The camera phones, which have become popular in Asia and Europe during the past three years, hit Columbia stores a little more than three months ago. Sales associates say they have been very popular with customers.

Alex Zemianek, a consultant at Cingular Wireless in the Forum Shopping Center, estimated about 15 percent of the new phones he sells have the camera feature.

So far, Zemianek said mostly college students are interested in buying the new model of phone, but it wouldn’t surprise him if eventually all cell phone users carried a phone with a camera attached.

“It’s expanding pretty rapidly,” he said.

Many people apparently are not overly concerned about invasion of privacy due to camera phones.

Ginger Dial, a personal trainer at Gold’s Gym in downtown Columbia, said people don’t usually bring their phones in when they work out, so it hasn’t been a problem. Photography is allowed at the gym as long as there are no distinguishable features in the picture, such as a person’s face. The policy also requires photographers to ask permission of thesubjects and the manager first. In other words, a photograph of someone’s legs walking on a treadmill is OK with permission.

“We don’t want our clientele to feel uncomfortable in the gym,” Dial said.

In fact, Dial said she recently purchased one of the new camera phones and has been happy with the camera feature for a different reason than most users. Dial, who has a vision disability, uses her new phone to take pictures of her friends and family to save along with their phone numbers. That way, when someone she knows calls, his or her picture will pop up on the screen, rather than a name in tiny print that Dial would have trouble reading.

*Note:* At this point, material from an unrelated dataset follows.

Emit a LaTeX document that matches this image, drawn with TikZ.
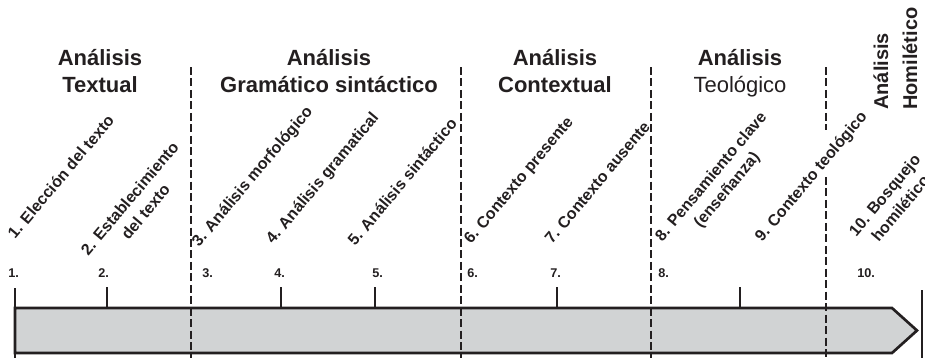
\documentclass[tikz,border=0pt]{standalone}
\usepackage{fontspec}
\setmainfont{Liberation Sans}
\definecolor{ink}{RGB}{35,31,32}
\definecolor{barfill}{RGB}{209,211,212}

\begin{document}
\begin{tikzpicture}[x=0.75pt,y=0.75pt,yscale=-1,xscale=1,
  heading/.style={anchor=base,inner sep=0pt,align=center,text=ink,font=\fontsize{16.5}{20.25}\selectfont\bfseries},
  steplabel/.style={anchor=base west,inner sep=0pt,rotate=50,align=center,text=ink,font=\fontsize{12}{15.5}\selectfont\bfseries},
  stepnum/.style={anchor=base west,inner sep=0pt,text=ink,font=\fontsize{9.5}{10}\selectfont\bfseries},
  divider/.style={draw=ink,line width=2.1,dash pattern=on 6pt off 2.6pt},
  tickline/.style={draw=ink,line width=2}]
\useasboundingbox (0,0) rectangle (925,358);

%Shapes (bar)
\draw [tickline, fill=barfill] (15,308) -- (892,308) -- (917,330.5) -- (892,353) -- (15,353) -- cycle ;
%Straight Lines
\draw [tickline] (15,288) -- (15,358) ;
%Straight Lines
\draw [tickline] (922,290) -- (922,358) ;
%Straight Lines
\draw [tickline] (107,287) -- (107,308) ;
\draw [tickline] (281,287) -- (281,308) ;
\draw [tickline] (375,287) -- (375,308) ;
\draw [tickline] (557,287) -- (557,308) ;
\draw [tickline] (740,287) -- (740,308) ;
%Straight Lines (dashed)
\draw [divider] (191,67) -- (191,358) ;
\draw [divider] (461,67) -- (461,358) ;
\draw [divider] (651,67) -- (651,358) ;
\draw [divider] (826,67) -- (826,130) ;
\draw [divider] (826,177) -- (826,358) ;

% Text Node
\node [heading] (textual) at (100,92) {Análisis\\Textual};
% Text Node
\node [heading] (gramatico) at (329,92) {Análisis\\Gramático sintáctico};
% Text Node
\node [heading] (contextual) at (555,92) {Análisis\\Contextual};
% Text Node
\node [heading] (teologico) at (740,92) {Análisis\\\mdseries Teológico};
% Text Node
\node [heading, anchor=base west, align=left, rotate=90, font=\fontsize{15}{21.75}\selectfont\bfseries] (homiletico) at (917,110) {Análisis\\Homilético};

% Text Node
\node [steplabel] (s1) at (15,240) {1. Elección del texto};
\node [steplabel] (s2) at (104,270) {2. Establecimiento\\del texto};
\node [steplabel] (s3) at (199,248) {3. Análisis morfológico};
\node [steplabel] (s4) at (273,245) {4. Análisis gramatical};
\node [steplabel] (s5) at (355,247) {5. Análisis sintáctico};
\node [steplabel] (s6) at (471,245) {6. Contexto presente};
\node [steplabel] (s7) at (552,245) {7. Contexto ausente};
\node [steplabel] (s8) at (678,256) {8. Pensamiento clave\\(enseñanza)};
\node [steplabel] (s9) at (762,243) {9. Contexto teológico};
\node [steplabel] (s10) at (872,251) {10. Bosquejo\\homilético};

% Text Node
\node [stepnum] (n1) at (8,277) {1.};
\node [stepnum] (n2) at (98,277) {2.};
\node [stepnum] (n3) at (202,277) {3.};
\node [stepnum] (n4) at (274,277) {4.};
\node [stepnum] (n5) at (372,277) {5.};
\node [stepnum] (n6) at (467,277) {6.};
\node [stepnum] (n7) at (550,277) {7.};
\node [stepnum] (n8) at (658,277) {8.};
\node [stepnum] (n10) at (857,277) {10.};
\end{tikzpicture}
\end{document}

“I think it’s great,” said Dial.

Other Columbians said they hadn’t really thought the phones would cause a problem. Kathy Messner, box office manager of the University of Missouri concert series, as well as Jeff Wilcox of the MU Museum of Art and Archaeology and Richard King, owner of the Blue Note, said they were not worried about the camera phones causing problems at their venues.

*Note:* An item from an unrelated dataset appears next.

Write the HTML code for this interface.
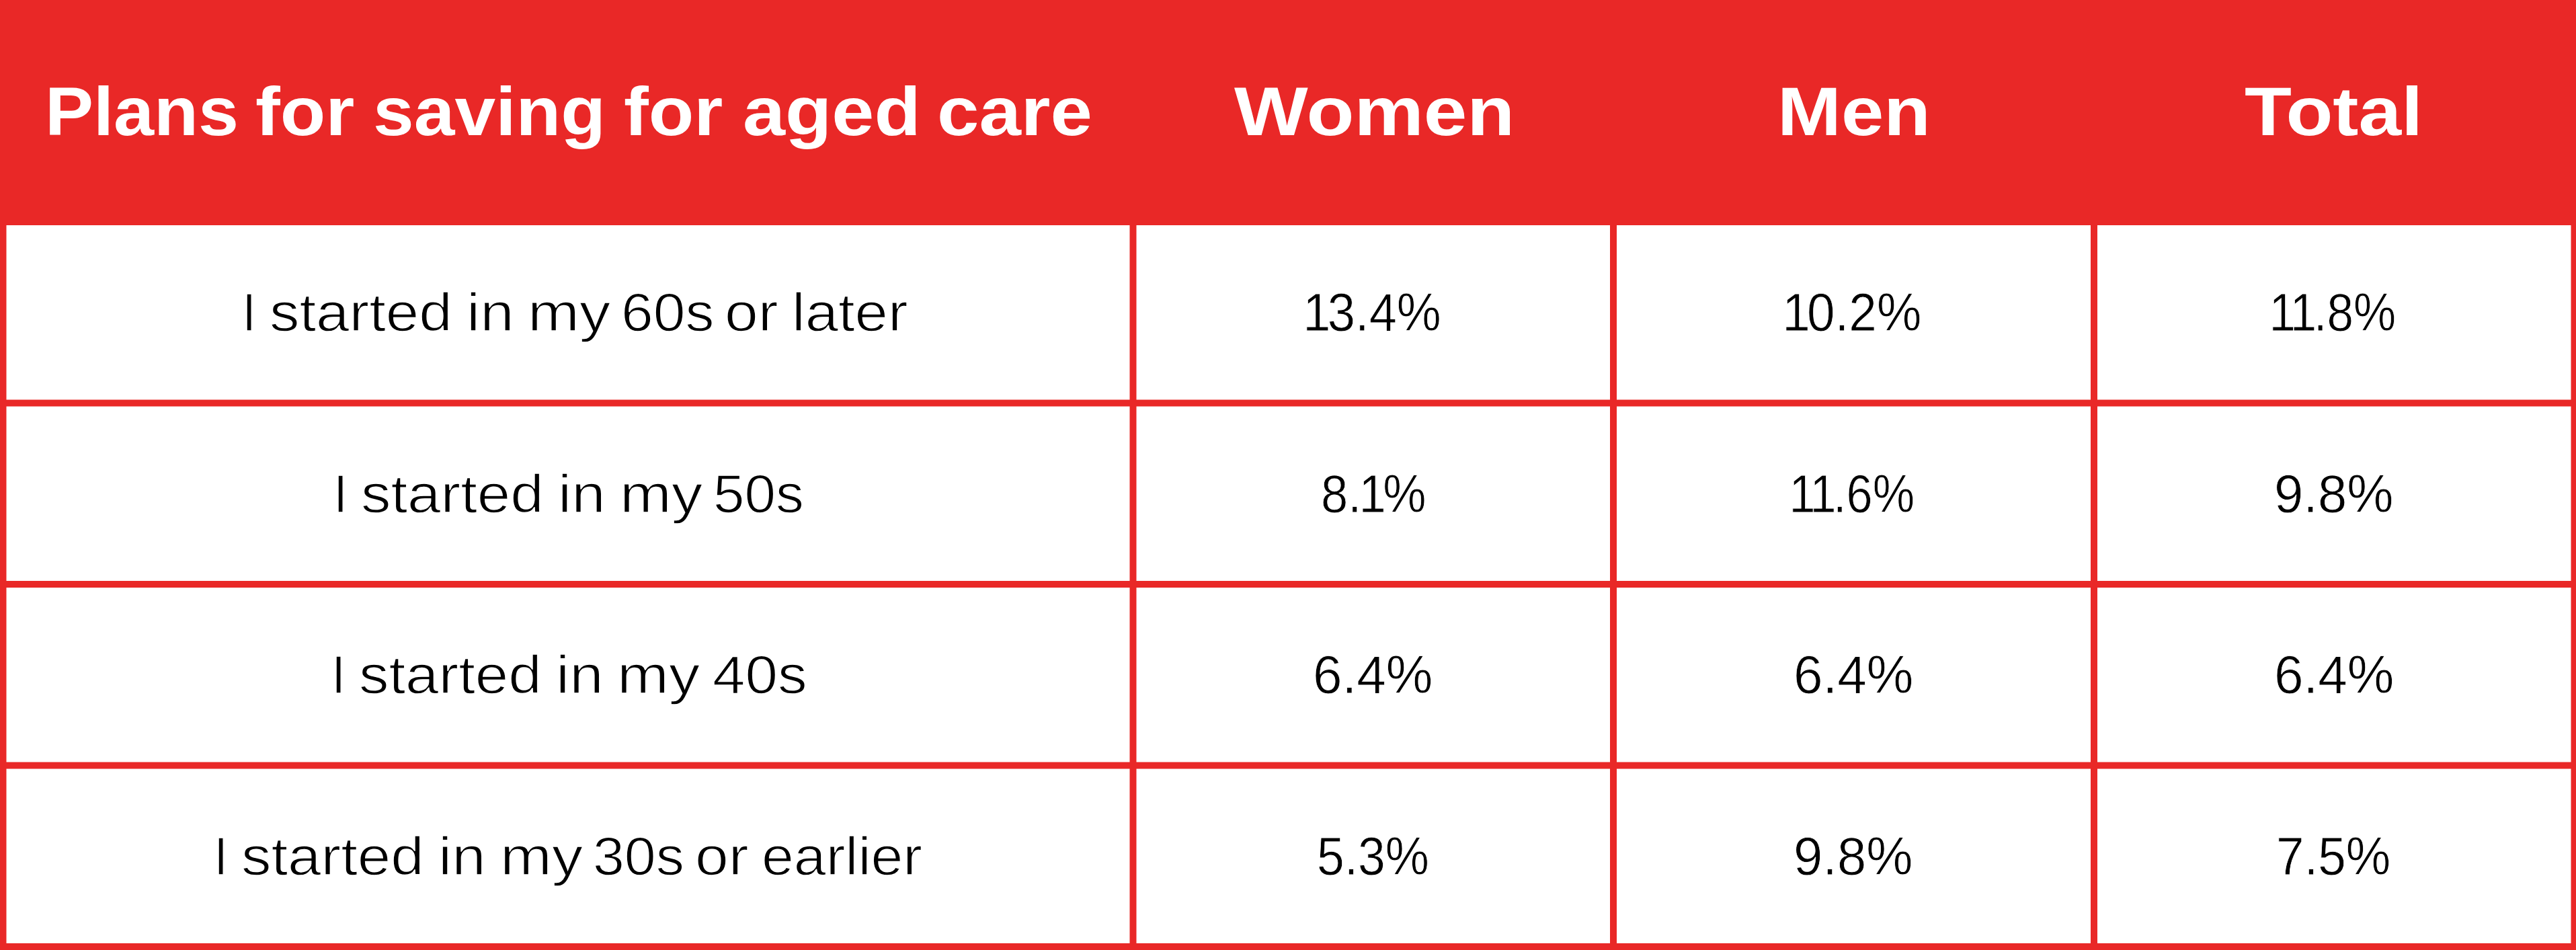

Many store managers at the Columbia Mall said that so far they have had no problems with customers using the camera phone’s inappropriately in the stores or dressing rooms. However, most stores said they previously had policies against all photography, so the new type of camera hasn’t sparked much discussion.

“We haven’t talked about camera phones, but we don’t allow photography in the store, “ said Dan Rataj, an assistant store manager at Eddie Bauer.

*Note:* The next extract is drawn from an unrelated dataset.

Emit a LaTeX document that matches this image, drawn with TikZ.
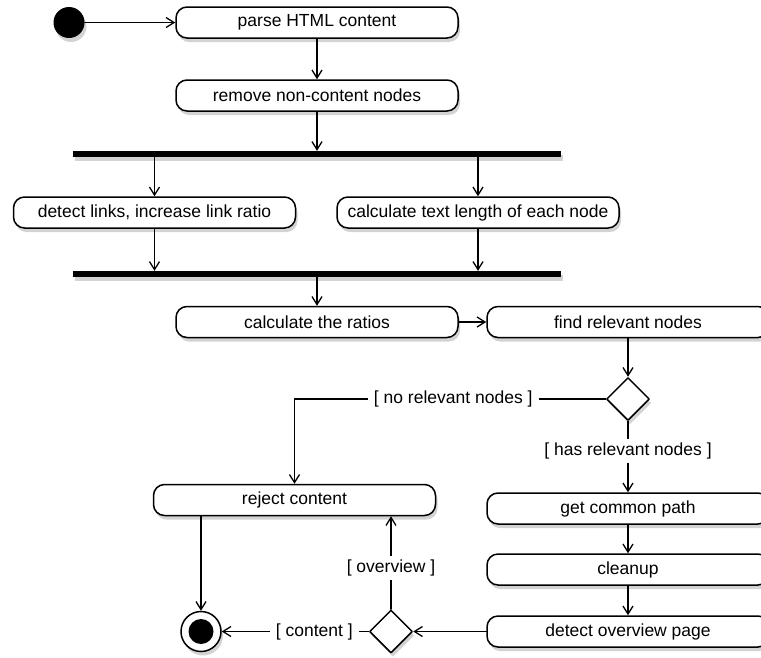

Still, more issues may arise as the camera phones’ popularity increases. John Meier, the store manager of the Columbia Mall’s American Eagle store said although he hasn’t experienced any problems with the camera phones, he has seen customers using the technology to take pictures of each other as they shopped. American Eagle doesn’t allow photography, but Meier said it wasn’t necessary to ask the customers to stop because the incidents endedquickly and no other customers were disturbed by the photography.

Helen Weiss, the divisional vice president of public relations for Famous Barr, where photography is also restricted, said so far her store has not experienced any problems stemming from camera phone use..

“We do not permit customers or anyone in the store to take pictures without permission and we enforce that policy,” Weiss said.

However, Weiss also acknowledged the cell phone cameras, which are smaller and easier to conceal than a regular camera, may be more difficult to spot.

Some Columbia residents also have concerns.

Joy Borchardt, of Columbia , said these days, privacy is a big concern.

“I can’t deny that this (a camera phone) offers another way that our privacy can be violated,” she said. . “But it’s difficult to tell people that they can’t carry cell phones. We’ll just have to become more aware.”

Borchardt said she doesn’t care for cell phones herself, but realizes thecamera phones have become a central part of today’s culture.

“I have to accept that they’re all around me,” she said.

Jessie Benfield, a sales representative at Mid-America Wireless in Columbia, said she understands why people might have privacy concerns about the new cell phones, but so far she hasn’t heard any complaints.

“The reason we sell camera phones is not so that people can take pictures without other people knowing it,” she said. “It’s so they can send baby pictures to their grandma. There’s always that special moment.”

In fact, some may consider having a cell phone with a camera a safety measure. In August, a 15-year-old boy in Clifton, N.J., was able to save himself from an abduction attempt when he used his camera phone to snap pictures of a man who was trying to lure him into a car. He was even able to capture a shot of the car’s license plate that the police used to track and arrest the suspect the next day.

Only time will tell whether these new camera phones will become a staple in American culture. These cameras should at least be prevalent in the near future — market analysts expect that in the next few years, camera phone sales may exceed the sales of digital and film cameras combined.

Tony Henning, the editor of consulting firm Future Image’s wireless imaging information service, estimated that in 2003, between 32 million and 35 million digital cameras and 60 million regular cameras were sold. Remarkably, Henning also estimated that in the same year, 50 million camera phones and 40 million phones with add-on camera attachments were sold — a total almost equal to the sales of digital and regular cameras. Henning expects that in 2004, as the technology and picture quality improves, those numbers will increase.

- The Associated Press contributed to this report.